Norberto's Deadline (Norberto apenas tarde) is a 2010 comedy-drama film written, co-produced and directed by Daniel Hendler in his directorial debut. It follows Norberto, who after being fired, tries his luck as a real estate agent, putting off telling his wife. His new boss recommends that he attend a personal assertiveness course to overcome his timidity and he starts studying acting at a beginners’ workshop. While preparing the 3-monthly show, while he fails in his endeavours to behave credibly towards his clients and his wife, what he does discover is a tremendous ability to lie to himself.

== Description ==
Uruguayan actor Daniel Hendler makes his feature filmmaking debut with this portrayal of Norberto (Fernando Amaral), a dissatisfied man who discovers a zest for acting and the theatre. Set in Hendler’s hometown of Montevideo, the film follows Norberto as his life is renewed by the discovery of an unknown talent.

Recently fired from his job at an airline, Norberto tries his hand at real estate. When the new boss criticizes his timidity and recommends that he attend a course in personal affirmation, Norberto opts for a theatre class instead and immediately discovers a passion for it. But he hides it from his wife and even begins lying to his peers. His attitude continues to harden until his wife leaves him. With his new-found liberty, this complex man must find a way to move forward.

Amaral’s performance as Norberto is both real and precise. Even better, his comedic timing is impeccable. In one hilarious sequence Norberto attempts to close the deal on an apartment occupied by an elderly couple who have become a nuisance to their children. When he shows the place to potential tenants, he must constantly shoo the old folks into the kitchen to hide. It’s Amaral’s charisma that imbues what could have been a cruel moment with endearing warmth and sensitivity.

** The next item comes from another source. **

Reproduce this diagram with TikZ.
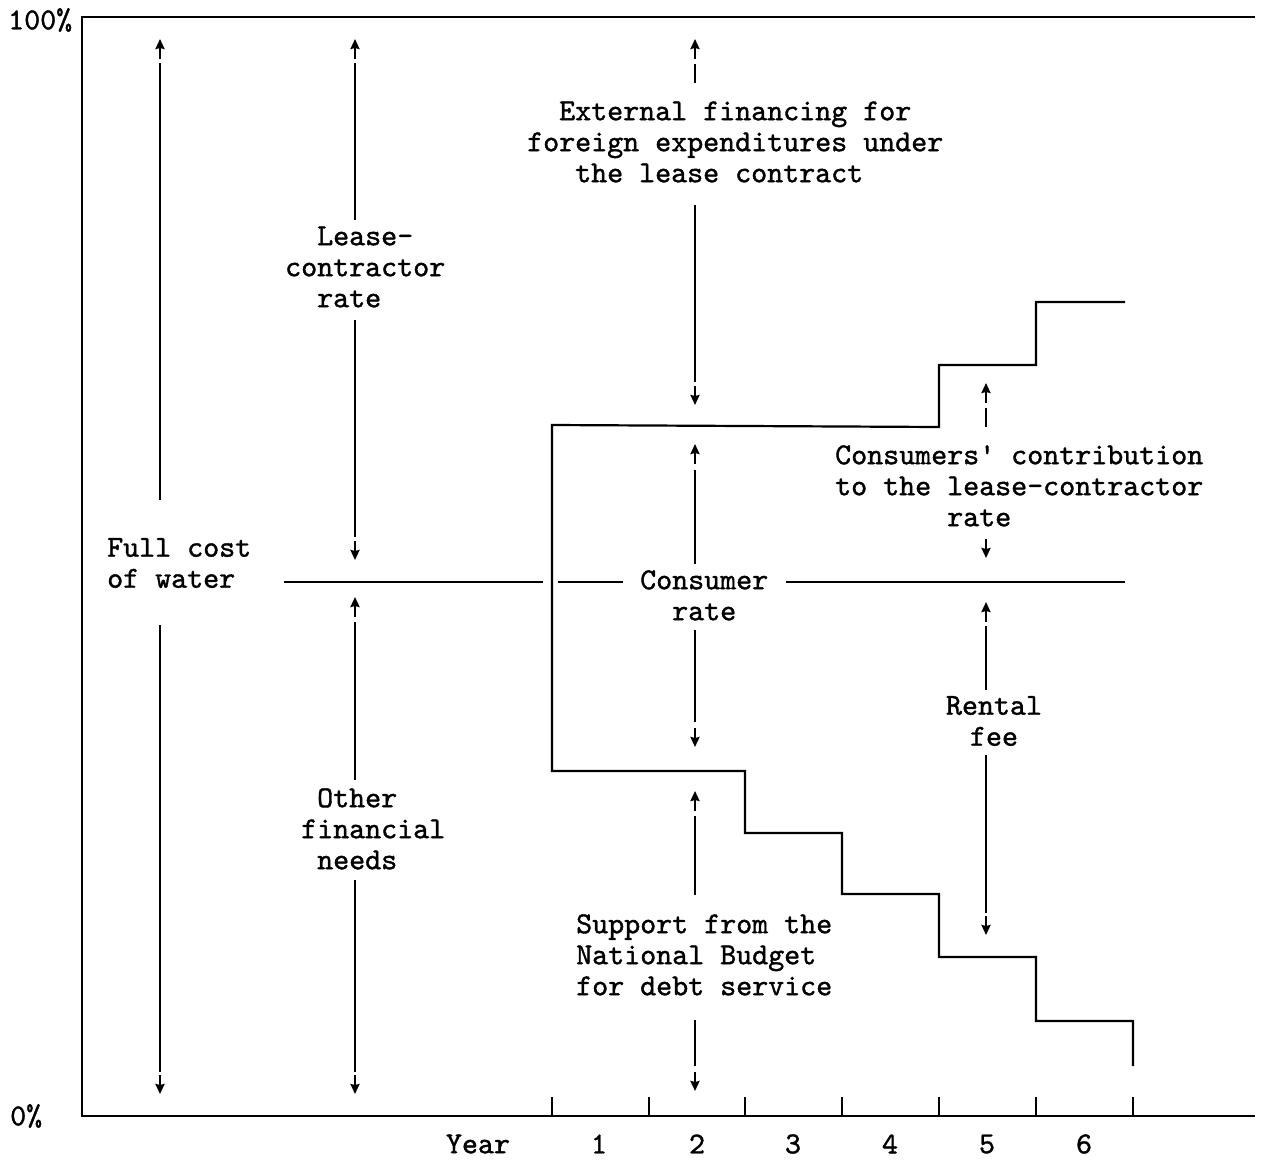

Hendler knows the habits and quirks of actors inside out, of course, and brings that authenticity to his story of a man in the process of becoming a performer. A witty and inspiring film about the revelation of embracing one’s creativity, Norberto's Deadline also explores the complications of aspiring to achieve international success in a small country with few resources. Against those very same odds, Hendler has achieved just that. Diana Sanchez

== Director ==
Daniel Hendler was born in Montevideo, Uruguay and is an actor, writer and director. He has acted in numerous Argentine productions, most notably in the films of Daniel Burman, including Waiting for the Messiah (2000), Every Stewardess Goes to Heaven (2002), Lost Embrace (2004) and Family Law (2006). He also made the short films Perro Perdiddo (co-director, 2002) and Cuarto de Hora (2004). Norberto's Deadline (2010) is his feature writing and directing debut.

== Accolades ==
The European premiere was in the Locarno International Film Festival, in the section Cineasti del Presente.

The movie won the award Televisión Española, in the section Cine en Construcción. It also participated in the 58th Edition 2010 of the San Sebastián International Film Festival, in the section Horizontes Latinos. San Sebastian (Donostia in Euskera) is traditionally one of the biggest events on the Latin American movie calendar. In addition to the titles screened in the Official Selection and Zabaltegi-New Directors, it brings a specific selection of films from Latin America, unreleased in Spain, and competing for the Horizontes Award, that carries a cash prize of 35.000 euros.

The North American premiere was in the Toronto International Film Festival in the Discovery programme, this programme spotlights the most exciting work from new and emerging directors from around the world.